Different exchanges tend to specialize in specific commodities. For example, the Chicago Mercantile Exchange (CME) trades, among other commodities, beef, hogs, dairy, lumber, and foreign currencies, while the CBOT specializes in crops (like wheat and soybean), metals and interest rate contracts on Treasury bonds and notes. Both exchanges trade indices, but not the same ones, while some interest rate contracts (generally on foreign currencies) are traded on both. One way or another, all futures contracts are traded at a futures exchange.
A futures contract can trade hands thousands of times before the delivery date, and there is no way for Trader Joe to keep track of who is on the other side of the transaction. One of the most important functions of a futures exchange is to provide this clearinghouse operation. As a clearinghouse, the exchange acts as a third party to every futures transaction and is the guarantor of every trade. The clearinghouse insures that the markets function with integrity.
The clearinghouse is the agency of the futures exchange that is responsible for clearing trades and for the day-to-day recording of all trades at the exchange. At the end of each session, the clearinghouse must reconcile the contracts bought and sold, and settle each trader's account to the market.

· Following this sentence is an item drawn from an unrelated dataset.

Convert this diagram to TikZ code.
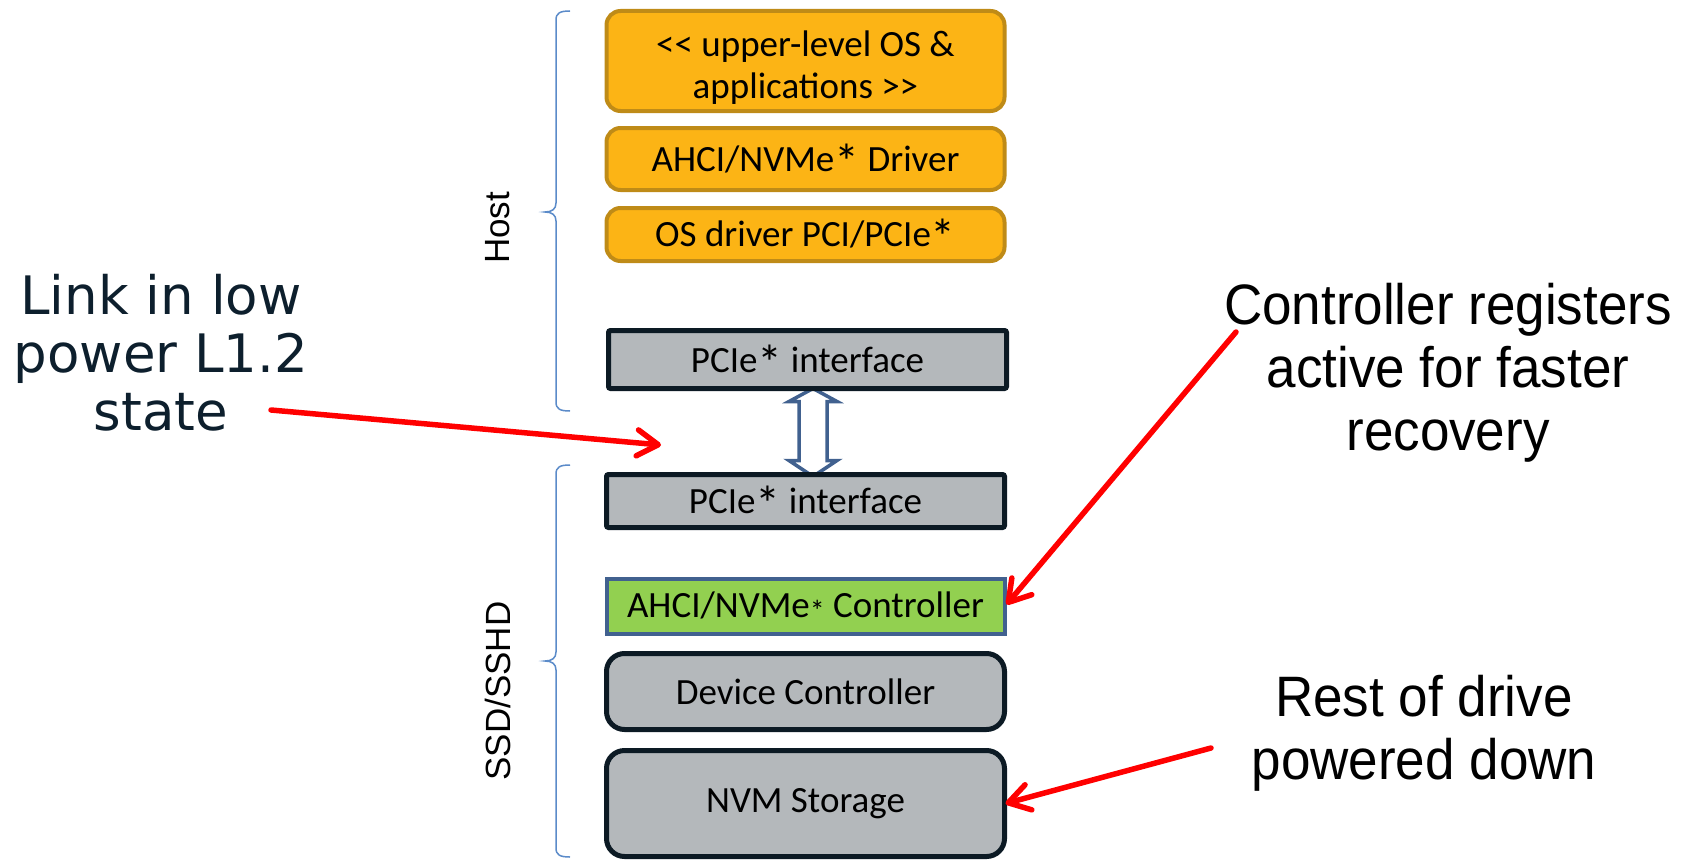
\documentclass[tikz,border=0pt]{standalone}
\usepackage{fontspec}
\setmainfont{Carlito}
\newfontfamily\linkfont{DejaVu Sans}
\newfontfamily\notefont[FakeStretch=0.93]{Liberation Sans}
\newfontfamily\sidefont{Liberation Sans}
\usetikzlibrary{arrows.meta,calc,backgrounds}

\definecolor{ambfill}{HTML}{FCB415}
\definecolor{ambline}{HTML}{BF8B17}
\definecolor{grayfill}{HTML}{B4B8BB}
\definecolor{darkline}{HTML}{0C1A24}
\definecolor{greenfill}{HTML}{92D050}
\definecolor{steel}{HTML}{41618F}
\definecolor{bracec}{HTML}{5B8BC9}
\definecolor{navytext}{HTML}{0D1F2D}

% trademark asterisk, set a little larger than the text font's own
\newcommand\tmast{{\fontsize{50}{50}\selectfont\smash{\raisebox{-8pt}{*}}}}

\begin{document}
\begin{tikzpicture}[x=1pt,y=-1pt,
  every node/.style={inner sep=0pt, outer sep=0pt},
  layer/.style={draw, minimum width=398pt, align=center, font=\fontsize{37}{42}\selectfont},
  swbox/.style={layer, fill=ambfill, draw=ambline, line width=4pt, rounded corners=14pt},
  ifbox/.style={layer, fill=grayfill, draw=darkline, line width=5pt, rounded corners=2pt},
  hwbox/.style={layer, fill=grayfill, draw=darkline, line width=5pt, rounded corners=18pt},
  regbox/.style={layer, fill=greenfill, draw=steel, line width=4pt},
  callout/.style={draw=red, line width=5.5pt, line cap=round, line join=round,
    -{Straight Barb[length=21pt,width=26pt,round]}},
  bracepath/.style={draw=bracec, line width=1.5pt},
  sidelabel/.style={rotate=90, font=\sidefont\fontsize{35}{35}\selectfont},
  note/.style={align=center, font=\notefont\fontsize{57}{63}\selectfont},
  linknote/.style={align=center, text=navytext, font=\linkfont\fontsize{53}{58}\selectfont},
]
\useasboundingbox (0,0) rectangle (1688,859);

% host software stack
\node[swbox, minimum height=100pt] (apps) at (805.5,61)
  {\rule{0pt}{38pt}<\kern0pt< upper-level OS \&\\applications >\kern0pt>};
\node[swbox, minimum height=62pt] (drv) at (805.5,159) {AHCI/NVMe\tmast{} Driver};
\node[swbox, minimum height=53pt] (osd) at (805.5,234.5) {OS driver PCI/PCIe\tmast};
\node[ifbox, minimum height=58pt] (pA) at (807.5,359.5) {PCIe\tmast{} interface};

% device stack
\node[ifbox, minimum height=53pt] (pB) at (805.5,501) {PCIe\tmast{} interface};
\node[regbox, minimum height=55pt] (ctl) at (805.5,606.5) {AHCI/NVMe{\fontsize{30}{30}\selectfont\raisebox{-4pt}{*}} Controller};
\node[hwbox, minimum height=76pt] (dev) at (805.5,691.5) {Device Controller};
\node[hwbox, minimum height=106pt] (nvm) at (805.5,803.5) {NVM Storage};

% link between the two interfaces
\coordinate (lt) at ($(pA.south)+(5.5,0)$);
\coordinate (lb) at ($(pB.north)+(7.5,2)$);
\begin{pgfonlayer}{background}
\draw[steel, line width=3.5pt, fill=white, line join=miter]
  (lt) -- ++(24,13) -- ++(-10,0) -- ($(lb)+(14,-16)$) -- ++(10,0) -- (lb)
  -- ++(-24,-16) -- ++(10,0) -- ($(lt)+(-14,13)$) -- ++(-10,0) -- cycle;
\end{pgfonlayer}

% side braces and their labels
\draw[bracepath] (570,11) .. controls (560,11) and (556,13) .. (556,20) -- (556,203)
  .. controls (556,209) and (552,212) .. (545,212)
  .. controls (552,212) and (556,215) .. (556,221) -- (556,402)
  .. controls (556,409) and (560,411) .. (570,411);
\draw[bracepath] (570,465) .. controls (560,465) and (556,467) .. (556,474) -- (556,652)
  .. controls (556,658) and (552,661) .. (545,661)
  .. controls (552,661) and (556,664) .. (556,670) -- (556,848)
  .. controls (556,855) and (560,857) .. (570,857);
\node[sidelabel] (host) at (498,228) {Host};
\node[sidelabel] (ssd) at (498,691) {SSD/SSHD};

% annotations (anchored at the baseline of their last line)
\node[linknote, anchor=base] (linktxt) at (161,430) {Link in low\\power L1.2\\state};
\node[note, anchor=base] (regtxt) at (1448,450) {Controller registers\\active for faster\\recovery};
\node[note, anchor=base] (resttxt) at (1424,779) {Rest of drive\\powered down};

\coordinate (a1s) at (271,410);
\coordinate (a1e) at (661,445);
\coordinate (a2s) at (1236,332);
\coordinate (a3s) at (1211,748);
\draw[callout] (a1s) -- (a1e);
\draw[callout] (a2s) -- ($(ctl.east)+(2,-2)$);
\draw[callout] (a3s) -- ($(nvm.east)+(1,0)$);
\end{tikzpicture}
\end{document}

Exchange clearing houses can guarantee every trade because the buyers and sellers are required to have funds in their accounts called margins, a direct descendent of the early margining systems developed with the old forward contract markets. Margins are essentially performance bonds that guarantee that the buyer and seller have sufficient funds in their accounts to execute the transaction. Margin amounts vary among different commodities, but are standardized by the individual exchanges. Margins are important, because they can largely determine the capital requirements to trade, and therefore directly affect rate of return.